CANCELLATIONS AND EAR-OPENERS, AS WOMEN DOMINATE

CANCELLATIONS AND EAR-OPENERS, AS WOMEN DOMINATE

A symphony program featuring exotic Eastern-European moderns, substitutes and  women-at-the-forefront provided a late-season highlight at the San Francisco Symphony, where the street might still be resounding from the unaccustomed claps and cheers of both musicians and audience.

And once again Susanna Mälkki was on the podium, clearly a strong prospect to be the S.F. Symphony’s next music director, with a big IF: provided she could be wrenched away from the current podia of Los Angeles, Helsinki and the Metropolitan Opera in New York.

The women’s program (June 7) was hardly dented by the cancelation of violinist Hillary Hahn, who delivered a baby—a bullet-proof excuse for canceling a gig. That still left aboard Mälkki and  fellow Finn Kaija Saariaho, whose composition “Laterna Magica” (Magic Lantern) provided the bookend for the  concert program encompassing music from the time span 1875-2008.

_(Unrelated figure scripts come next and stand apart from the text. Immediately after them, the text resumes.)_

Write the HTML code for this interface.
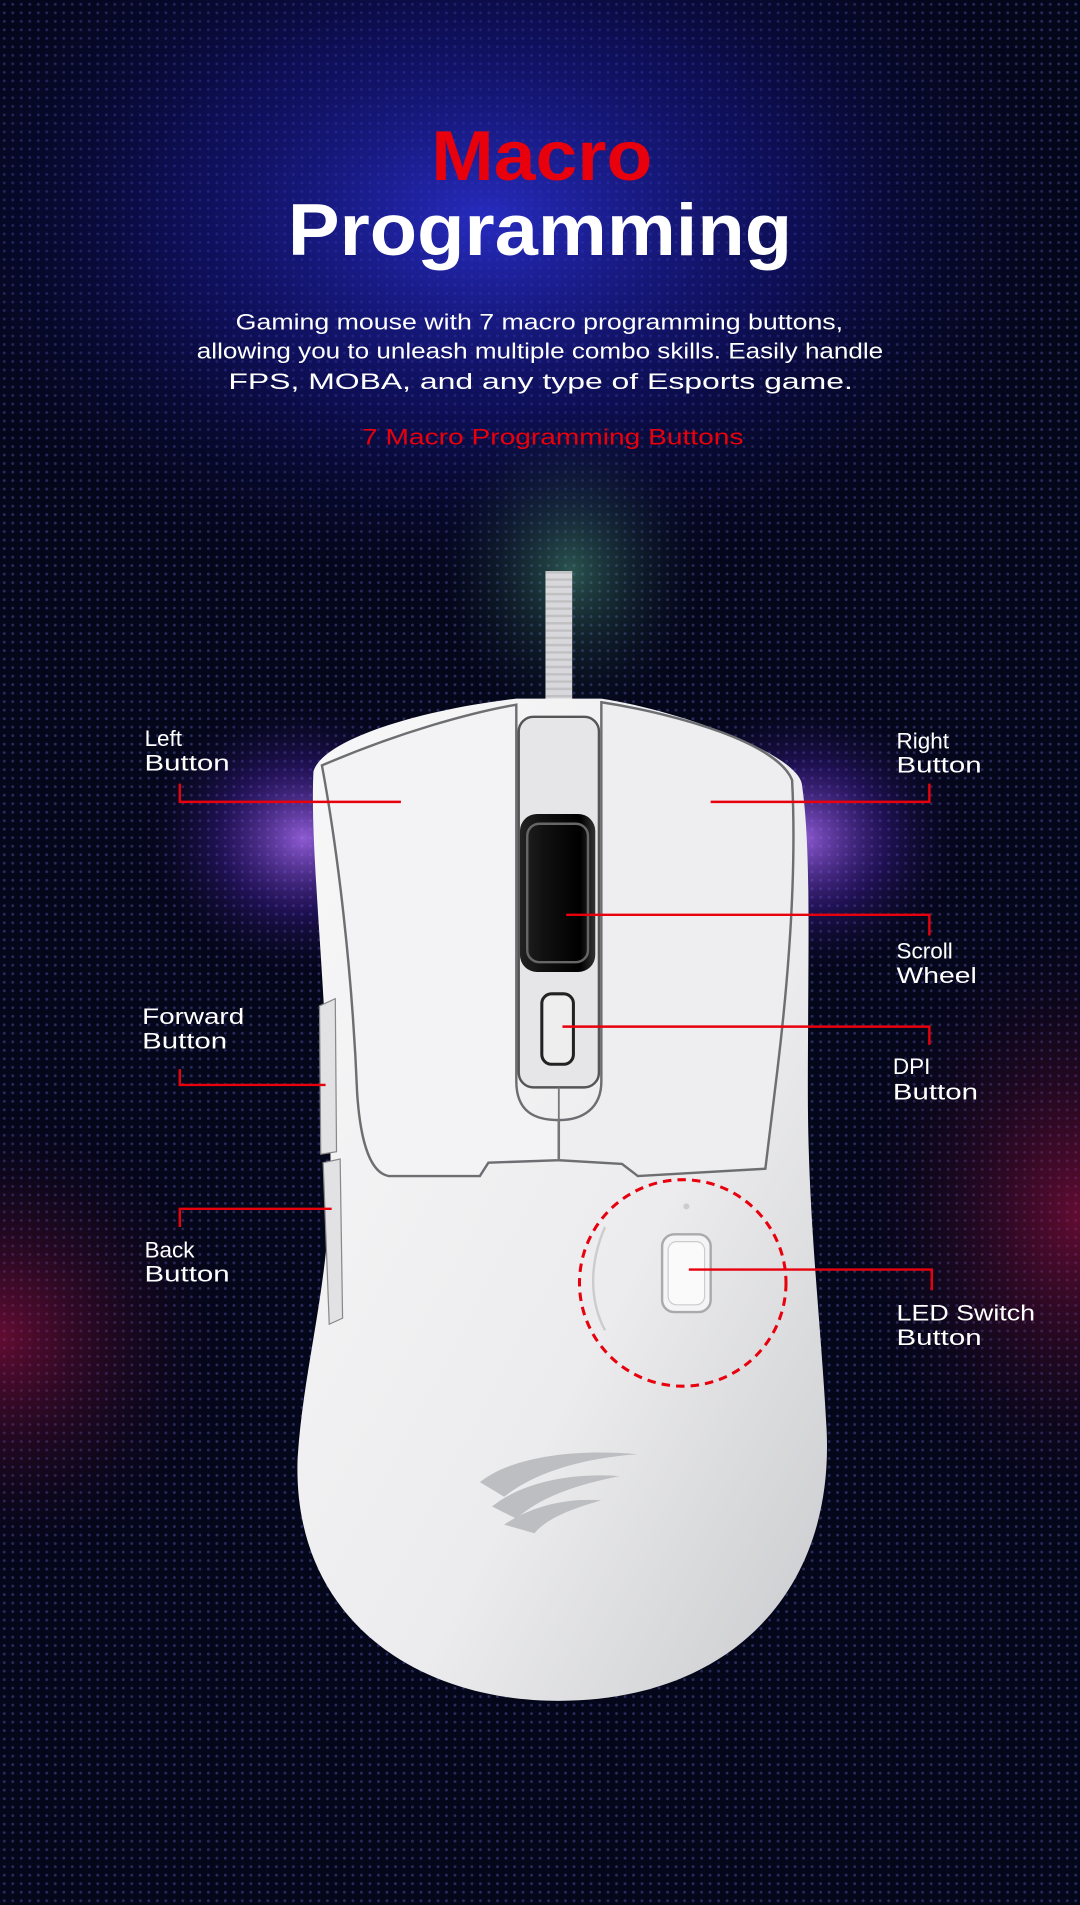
<!DOCTYPE html>
<html><head><meta charset="utf-8"><style>
html,body{margin:0;padding:0;background:#04061a;}
svg{display:block;}
</style></head><body>
<svg width="1080" height="1905" viewBox="0 0 889 1568" xmlns="http://www.w3.org/2000/svg" font-family="'Liberation Sans', sans-serif">
<defs>
<radialGradient id="gBlue" cx="0.5" cy="0.5" r="0.5">
<stop offset="0" stop-color="#2a2fd0" stop-opacity="0.9"/><stop offset="0.5" stop-color="#16168a" stop-opacity="0.5"/><stop offset="1" stop-color="#050818" stop-opacity="0"/></radialGradient>
<radialGradient id="gPurp" cx="0.5" cy="0.5" r="0.5">
<stop offset="0" stop-color="#b070ff" stop-opacity="0.8"/><stop offset="0.5" stop-color="#4a22a8" stop-opacity="0.4"/><stop offset="1" stop-color="#050818" stop-opacity="0"/></radialGradient>
<radialGradient id="gRed" cx="0.5" cy="0.5" r="0.5">
<stop offset="0" stop-color="#a01040" stop-opacity="0.6"/><stop offset="1" stop-color="#050818" stop-opacity="0"/></radialGradient>
<radialGradient id="gGreen" cx="0.5" cy="0.5" r="0.5">
<stop offset="0" stop-color="#50a080" stop-opacity="0.5"/><stop offset="1" stop-color="#050818" stop-opacity="0"/></radialGradient>
<pattern id="dots" width="7" height="7" patternUnits="userSpaceOnUse"><circle cx="3.5" cy="3.5" r="1.2" fill="#6f70d8" fill-opacity="0.35"/></pattern>
<linearGradient id="body" x1="0" y1="0" x2="1" y2="1"><stop offset="0" stop-color="#f8f8f9"/><stop offset="0.6" stop-color="#ececee"/><stop offset="1" stop-color="#c9cacd"/></linearGradient>
<linearGradient id="wheel" x1="0" y1="0" x2="1" y2="0"><stop offset="0" stop-color="#222"/><stop offset="0.3" stop-color="#111"/><stop offset="0.8" stop-color="#000"/><stop offset="1" stop-color="#333"/></linearGradient>
</defs>
<rect width="889" height="1568" fill="#04061a"/>
<rect width="889" height="1568" fill="url(#dots)"/>
<ellipse cx="400" cy="180" rx="520" ry="330" fill="url(#gBlue)"/>
<ellipse cx="470" cy="470" rx="120" ry="140" fill="url(#gGreen)"/>
<ellipse cx="250" cy="690" rx="140" ry="120" fill="url(#gPurp)"/>
<ellipse cx="660" cy="690" rx="140" ry="120" fill="url(#gPurp)"/>
<ellipse cx="0" cy="1100" rx="200" ry="200" fill="url(#gRed)"/>
<ellipse cx="889" cy="1000" rx="200" ry="260" fill="url(#gRed)"/>

<text x="355" y="148" textLength="182" lengthAdjust="spacingAndGlyphs" font-size="58" font-weight="bold" fill="#e8000d">Macro</text>
<text x="237" y="210" textLength="415" lengthAdjust="spacingAndGlyphs" font-size="60" font-weight="bold" fill="#fff">Programming</text>
<g font-size="18.5" fill="#fff">
<text x="194" y="271" textLength="500" lengthAdjust="spacingAndGlyphs">Gaming mouse with 7 macro programming buttons,</text>
<text x="162" y="295" textLength="565" lengthAdjust="spacingAndGlyphs">allowing you to unleash multiple combo skills. Easily handle</text>
<text x="188" y="320" textLength="514" lengthAdjust="spacingAndGlyphs">FPS, MOBA, and any type of Esports game.</text>
</g>
<text x="298" y="366" textLength="314" lengthAdjust="spacingAndGlyphs" font-size="18.5" fill="#e8000d">7 Macro Programming Buttons</text>

<path d="M460,470 L460,585" stroke="#d8d8dc" stroke-width="22"/>
<path d="M460,470 L460,585" stroke="#aaa" stroke-width="22" stroke-dasharray="2 4" stroke-opacity="0.5"/>

<path d="M258,635 C255,700 268,800 272,950 C274,1050 250,1120 245,1200 C240,1330 340,1400 460,1400 C600,1400 690,1310 680,1170 C675,1080 665,1000 665,900 C665,780 668,700 660,645 C655,620 560,585 495,575 L425,575 C340,585 265,610 258,635 Z" fill="url(#body)"/>
<path d="M265,630 C330,602 390,586 425,580 L425,890 C425,915 440,922 460,922 L460,955 L402,957 L395,968 L320,968 C302,965 296,930 294,900 C290,800 278,700 265,630 Z" fill="#f3f3f5" stroke="#6d6e72" stroke-width="2"/>
<path d="M495,578 C560,588 640,612 652,642 C655,700 652,780 640,880 L630,962 L525,968 L512,958 L460,955 L460,922 C480,922 495,912 495,890 Z" fill="#eeeef0" stroke="#6d6e72" stroke-width="2"/>
<rect x="427" y="590" width="66" height="305" rx="12" fill="#e6e6e8" stroke="#555" stroke-width="2"/>
<rect x="428" y="670" width="62" height="130" rx="14" fill="url(#wheel)"/>
<rect x="434" y="678" width="50" height="114" rx="10" fill="none" stroke="#666" stroke-width="2"/>
<rect x="446" y="818" width="26" height="58" rx="8" fill="#eee" stroke="#222" stroke-width="2.5"/>
<line x1="460" y1="895" x2="460" y2="955" stroke="#777" stroke-width="1.5"/>
<path d="M263,828 L276,822 L277,948 L264,950 Z" fill="#e2e2e4" stroke="#888" stroke-width="1"/>
<path d="M266,957 L280,954 L282,1085 L271,1090 Z" fill="#e2e2e4" stroke="#888" stroke-width="1"/>
<circle cx="565" cy="993" r="2.5" fill="#ccc"/>
<rect x="545" y="1016" width="40" height="64" rx="10" fill="#f4f4f6" stroke="#aaa" stroke-width="2"/>
<rect x="550" y="1022" width="30" height="52" rx="7" fill="#fafafa" stroke="#ccc" stroke-width="1"/>
<path d="M498,1010 C485,1040 485,1070 498,1095" stroke="#ccc" stroke-width="2" fill="none"/>
<circle cx="562" cy="1056" r="85" fill="none" stroke="#e8000d" stroke-width="2.5" stroke-dasharray="7 5"/>
<g fill="#bdbec2">
<path d="M395,1220 C420,1200 470,1192 525,1197 C480,1200 440,1212 415,1232 Z"/>
<path d="M405,1240 C430,1220 470,1212 510,1215 C475,1222 445,1232 425,1250 Z"/>
<path d="M415,1255 C440,1238 470,1233 495,1235 C470,1242 450,1250 440,1262 Z"/>
</g>

<g stroke="#e8000d" stroke-width="2" fill="none">
<path d="M148,645 L148,660 L330,660"/>
<path d="M585,660 L765,660 L765,645"/>
<path d="M466,753 L765,753 L765,770"/>
<path d="M463,845 L765,845 L765,860"/>
<path d="M148,880 L148,893 L268,893"/>
<path d="M148,1010 L148,995 L273,995"/>
<path d="M567,1045 L767,1045 L767,1062"/>
</g>
<g font-size="18.5" fill="#fff">
<text x="119" y="614">Left</text><text x="119" y="634" textLength="70" lengthAdjust="spacingAndGlyphs">Button</text>
<text x="738" y="616">Right</text><text x="738" y="636" textLength="70" lengthAdjust="spacingAndGlyphs">Button</text>
<text x="738" y="789">Scroll</text><text x="738" y="809" textLength="66" lengthAdjust="spacingAndGlyphs">Wheel</text>
<text x="735" y="884">DPI</text><text x="735" y="905" textLength="70" lengthAdjust="spacingAndGlyphs">Button</text>
<text x="117" y="843" textLength="84" lengthAdjust="spacingAndGlyphs">Forward</text><text x="117" y="863" textLength="70" lengthAdjust="spacingAndGlyphs">Button</text>
<text x="119" y="1035">Back</text><text x="119" y="1055" textLength="70" lengthAdjust="spacingAndGlyphs">Button</text>
<text x="738" y="1087" textLength="114" lengthAdjust="spacingAndGlyphs">LED Switch</text><text x="738" y="1107" textLength="70" lengthAdjust="spacingAndGlyphs">Button</text>
</g>
</svg>
</body></html>
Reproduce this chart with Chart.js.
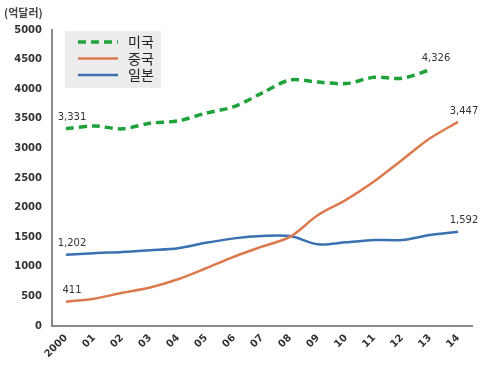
<!DOCTYPE html>
<html>
<head>
<meta charset="utf-8">
<script src="https://cdn.jsdelivr.net/npm/chart.js@4/dist/chart.umd.min.js"></script>
<style>
  body { margin: 0; background: #fff; }
</style>
</head>
<body>
<canvas id="tradeChart" width="481" height="372"></canvas>
<script>
var years = ['2000', '01', '02', '03', '04', '05', '06', '07', '08', '09', '10', '11', '12', '13', '14'];
var usa = [3331, 3380, 3330, 3425, 3465, 3595, 3705, 3935, 4155, 4120, 4095, 4200, 4185, 4326, null];
var china = [411, 460, 560, 650, 790, 975, 1170, 1340, 1505, 1875, 2130, 2440, 2805, 3170, 3447];
var japan = [1202, 1230, 1250, 1280, 1313, 1405, 1480, 1520, 1520, 1380, 1414, 1453, 1453, 1537, 1592];
var names = ['미국', '중국', '일본'];
var yTicks = [0, 500, 1000, 1500, 2000, 2500, 3000, 3500, 4000, 4500, 5000];

var COLORS = ['#1fa23a', '#dc7a4e', '#3b70b1'];

// labels on first / last points
var endLabels = {
  id: 'endLabels',
  afterDatasetsDraw: function(chart) {
    var ctx = chart.ctx;
    ctx.save();
    ctx.font = '10px "DejaVu Sans"';
    ctx.fillStyle = '#333';
    ctx.textAlign = 'center';
    ctx.textBaseline = 'bottom';
    chart.data.datasets.forEach(function(ds, di) {
      var meta = chart.getDatasetMeta(di);
      var first = 0, last = ds.data.length - 1;
      while (ds.data[last] == null) last--;
      [first, last].forEach(function(idx) {
        var p = meta.data[idx];
        var txt = ds.data[idx].toLocaleString('en-US');
        ctx.fillText(txt, p.x + 6, p.y - 6);
      });
    });
    ctx.restore();
  }
};

// unit label and legend box inside the plot
var extras = {
  id: 'extras',
  afterDraw: function(chart) {
    var ctx = chart.ctx;
    ctx.save();
    ctx.font = 'bold 11px "Noto Sans CJK KR"';
    ctx.fillStyle = '#444';
    ctx.textBaseline = 'middle';
    ctx.fillText('(억달러)', 4, 13);

    ctx.fillStyle = '#ececec';
    ctx.fillRect(65, 31, 96, 57);
    chart.data.datasets.forEach(function(ds, i) {
      var y = 42 + i * 16.5;
      ctx.beginPath();
      ctx.strokeStyle = ds.borderColor;
      ctx.lineWidth = ds.borderWidth;
      ctx.setLineDash(ds.borderDash || []);
      ctx.moveTo(78, y);
      ctx.lineTo(118, y);
      ctx.stroke();
      ctx.setLineDash([]);
      ctx.fillStyle = '#222';
      ctx.font = '14px "Noto Sans CJK KR"';
      ctx.fillText(ds.label, 128, y);
    });
    ctx.restore();
  }
};

var ctx = document.getElementById('tradeChart');
var chart = new Chart(ctx, {
  type: 'line',
  data: {
    labels: years,
    datasets: [
      { label: names[0], data: usa, borderColor: COLORS[0], borderWidth: 3.5, borderDash: [8, 5], pointRadius: 0, tension: 0.3, spanGaps: false },
      { label: names[1], data: china, borderColor: COLORS[1], borderWidth: 2.5, pointRadius: 0, tension: 0.3 },
      { label: names[2], data: japan, borderColor: COLORS[2], borderWidth: 2.5, pointRadius: 0, tension: 0.3 }
    ]
  },
  options: {
    responsive: false,
    animation: false,
    layout: { padding: { top: 30, right: 9, left: 0, bottom: 0 } },
    plugins: {
      legend: { display: false },
      tooltip: { enabled: false }
    },
    scales: {
      x: {
        offset: true,
        grid: { display: false, drawTicks: false },
        border: { color: '#8a8a8a', width: 2 },
        ticks: {
          color: '#333',
          font: { family: '"DejaVu Sans"', size: 10, weight: 'bold' },
          maxRotation: 45, minRotation: 45, padding: 6
        },
        afterFit: function(s) { s.height = 46; }
      },
      y: {
        min: 0, max: 5000,
        grid: { display: false, drawTicks: false },
        border: { color: '#8a8a8a', width: 2 },
        afterBuildTicks: function(s) { s.ticks = yTicks.map(function(v) { return { value: v }; }); },
        ticks: {
          color: '#333',
          font: { family: '"DejaVu Sans"', size: 10, weight: 'bold' },
          padding: 10,
          callback: function(v) { return String(v); }
        },
        afterFit: function(s) { s.width = 52; }
      }
    }
  },
  plugins: [endLabels, extras]
});
</script>
</body>
</html>
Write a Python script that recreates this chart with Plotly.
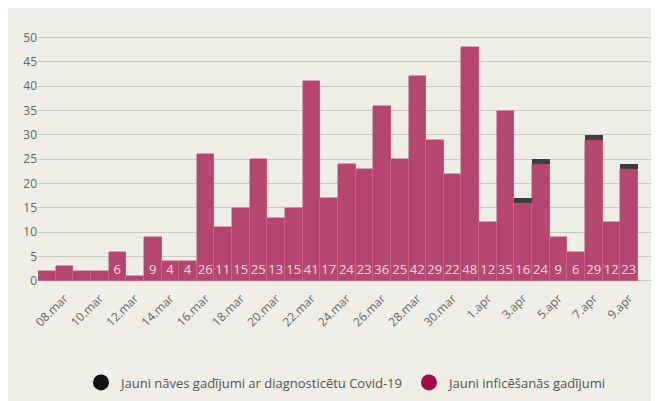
import plotly.graph_objects as go

dates = ["07.mar","08.mar","09.mar","10.mar","11.mar","12.mar","13.mar","14.mar","15.mar","16.mar",
         "17.mar","18.mar","19.mar","20.mar","21.mar","22.mar","23.mar","24.mar","25.mar","26.mar",
         "27.mar","28.mar","29.mar","30.mar","31.mar","1.apr","2.apr","3.apr","4.apr","5.apr",
         "6.apr","7.apr","8.apr","9.apr"]
cases = [2,3,2,2,6,1,9,4,4,26,11,15,25,13,15,41,17,24,23,36,25,42,29,22,48,12,35,16,24,9,6,29,12,23]
deaths = [0]*27 + [1,1,0,0,1,0,1]
tick_labels = dates[1::2]

pink = "#b5466f"
dark = "#3d3d3d"
bg = "#eeede6"

fig = go.Figure()
fig.add_bar(x=dates, y=cases, marker=dict(color=pink, line=dict(color="#c86a8c", width=0.6)),
            text=[str(v) if v >= 4 else "" for v in cases], textposition="inside",
            insidetextanchor="start", textangle=0, constraintext="none",
            textfont=dict(color="#f2dbe3", size=13, family="Open Sans"), showlegend=False)
fig.add_bar(x=dates, y=deaths, marker=dict(color=dark, line=dict(width=0)), showlegend=False)
fig.add_scatter(x=[None], y=[None], mode="markers", name="Jauni inficēšanās gadījumi",
                marker=dict(color="#a00c4a", size=18, symbol="circle"))
fig.add_scatter(x=[None], y=[None], mode="markers", name="Jauni nāves gadījumi ar diagnosticētu Covid-19",
                marker=dict(color="#111111", size=18, symbol="circle"))

fig.update_layout(
    width=659, height=401, barmode="stack", bargap=0,
    paper_bgcolor=bg, plot_bgcolor=bg,
    margin=dict(l=30, r=15, t=15, b=95),
    font=dict(family="Open Sans", color="#666666", size=12),
    xaxis=dict(tickmode="array", tickvals=tick_labels, ticktext=tick_labels, tickangle=-45,
               showgrid=False, showline=False, ticks="", range=[-0.5, 33.5+0.8]),
    yaxis=dict(range=[-1.5, 53], dtick=5, gridcolor="#c9c8c1", zeroline=False, showline=False,
               ticks="", tickfont=dict(size=12)),
    legend=dict(orientation="h", x=0.07, y=-0.3, xanchor="left", yanchor="top",
                font=dict(size=13, color="#555555"), itemsizing="trace"),
)
fig.write_html("out.html")
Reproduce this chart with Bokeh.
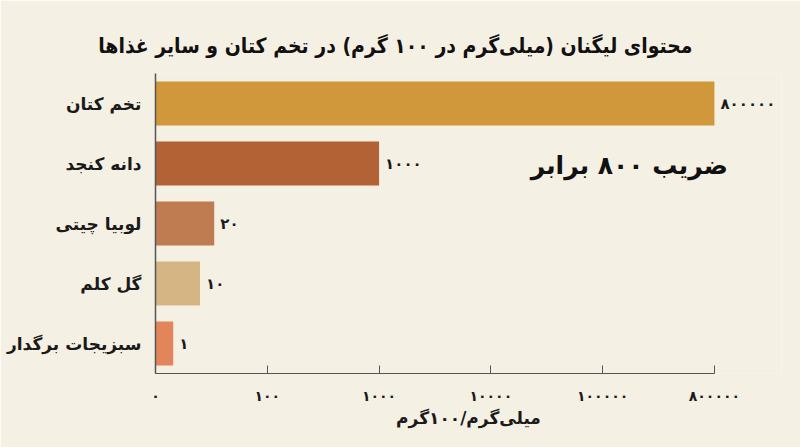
import math
from bokeh.plotting import figure
from bokeh.models import ColumnDataSource, FixedTicker, Title, FactorRange, Range1d
from bokeh.core.properties import value
from bokeh.embed import file_html
from bokeh.resources import INLINE

# ---- data ----
foods = ["تخم کتان", "دانه کنجد", "لوبیا چیتی", "گل کلم", "سبزیجات برگدار"]
lignan = [800000, 1000, 20, 10, 1]
colors = ["#D0983A", "#B26234", "#BE7C50", "#D5B584", "#E3855A"]
tick_values = [0, 100, 1000, 10000, 100000, 800000]
title_text = "محتوای لیگنان (میلی‌گرم در ۱۰۰ گرم) در تخم کتان و سایر غذاها"
axis_label = "میلی‌گرم/۱۰۰گرم"
note_text = "ضریب ۸۰۰ برابر"

FA_DIGITS = str.maketrans("0123456789", "۰۱۲۳۴۵۶۷۸۹")


def fa(n):
    return str(n).translate(FA_DIGITS)


def pos(v):
    """Custom scale: evenly spaced ticks, power scale below 100, log between ticks above."""
    if v <= tick_values[1]:
        return (v / tick_values[1]) ** 0.4
    for i in range(1, len(tick_values) - 1):
        a, b = tick_values[i], tick_values[i + 1]
        if v <= b:
            return i + math.log10(v / a) / math.log10(b / a)
    return len(tick_values) - 1


FONT = "DejaVu Sans"
TFONT = "DejaVu Sans Condensed"
BG = "#F5F0E4"

src = ColumnDataSource(dict(
    food=foods,
    x=[pos(v) for v in lignan],
    label=[fa(v) for v in lignan],
    color=colors,
))

p = figure(
    width=800, height=447,
    y_range=FactorRange(*reversed(foods), range_padding=0),
    x_range=Range1d(0, 5.6),
    output_backend="svg", toolbar_location=None,
    min_border_left=155, min_border_right=19, min_border_top=73, min_border_bottom=74,
    background_fill_color=BG, border_fill_color=BG,
    outline_line_color=None,
)

p.hbar(y="food", left=0, right="x", height=0.73, fill_color="color",
       line_color=None, source=src)

p.text(x="x", y="food", text="label", source=src, x_offset=6,
       text_align="left", text_baseline="middle",
       text_font=value(FONT), text_font_style="bold",
       text_font_size="15px", text_color="#1a1a1a")

note_src = ColumnDataSource(dict(x=[5.12], y=[foods[1]], t=[note_text]))
p.text(x="x", y="y", text="t", source=note_src, text_align="right",
       text_baseline="middle", y_offset=2,
       text_font=value(FONT), text_font_style="bold",
       text_font_size="25px", text_color="#111111")

p.grid.visible = False

xa = p.xaxis[0]
xa.ticker = FixedTicker(ticks=[pos(v) for v in tick_values])
xa.major_label_overrides = {pos(v): fa(v) for v in tick_values}
xa.major_tick_in = 8
xa.major_tick_out = 0
xa.minor_tick_line_color = None
xa.axis_line_color = "#555555"
xa.major_tick_line_color = "#555555"
xa.major_label_text_font = FONT
xa.major_label_text_font_size = "14px"
xa.major_label_text_font_style = "bold"
xa.major_label_text_color = "#1a1a1a"
xa.major_label_standoff = 14
xa.axis_label = axis_label
xa.axis_label_text_font = FONT
xa.axis_label_text_font_size = "17px"
xa.axis_label_text_font_style = "bold"
xa.axis_label_text_color = "#1a1a1a"
xa.axis_label_standoff = 1
xa.bounds = (0, pos(tick_values[-1]))

ya = p.yaxis[0]
ya.major_tick_line_color = None
ya.minor_tick_line_color = None
ya.axis_line_color = "#555555"
ya.axis_line_width = 1.5
ya.major_label_text_font = FONT
ya.major_label_text_font_size = "17px"
ya.major_label_text_font_style = "bold"
ya.major_label_text_color = "#1a1a1a"
ya.major_label_standoff = 8

p.add_layout(Title(text=title_text, align="right", offset=89, standoff=32,
                   text_font=TFONT, text_font_size="21px", text_font_style="bold",
                   text_color="#111111"), "above")

open("out.html", "w").write(file_html(p, INLINE))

“Laterna Magica” is a voluptuous ear-opener, an exercise in sensuous sonics rather than melodies. You just sat back and let delicious sounds waft over you in this feast for the ears. A serene calm featuring genteel percussion and occasional whispers from the players is dominant, with occasional gusts and sneaker waves from the big brass. Saariaho’s soundscape includes some foundry-like outbursts, but a lot of harp, marimba and tamtam to produce wondrous sounds over 22 minutes.

Best-known for her fanciful 2000 opera of yearning  “L’amour de loin” (The Distant Love), which has played both Santa Fe and the Met, Saariaho remains one of the salient modernists  with wit and imagination.

Scriabin’s“Poem of Ecstasy” (1907) is Russian-exotic, with the visionary composer striving for cosmic effects, a bit like “Thus Spake Zarathustra” and “The Planets.” Its trumpet solo (Mark Inouye) is repetitive, and some Debussy influence is perceptible. But Scriabin charted his own path through outer space, ending with what is best described as a supernova explosion.

The most musical solo I have ever heard in the Tchaikovsky Violin Concerto (among agood 25-35 auditions over the years) came from the elite “substitute” for Hahn, the Danish-Israeli violinist Nikolaj Zneider, 42. He didn’t just play the solo, he shaped it and phrased it, with ups and downs almost like conversation. It was absolutely brilliant musically, winning a rare, prolonged ovation from the musicians themselves, quite apart from the audience’s equally rare approbation after merely the first movement. He followed with an encore, Bach’s Sarabande (from PartitaNo. 2, D Minor).

His seldom-heard SF performances can only be explained by his busy dual career in Europe, where he conducts as far east as St. Petersburg in addition to violin engagements. Pity for us, laudable for him!!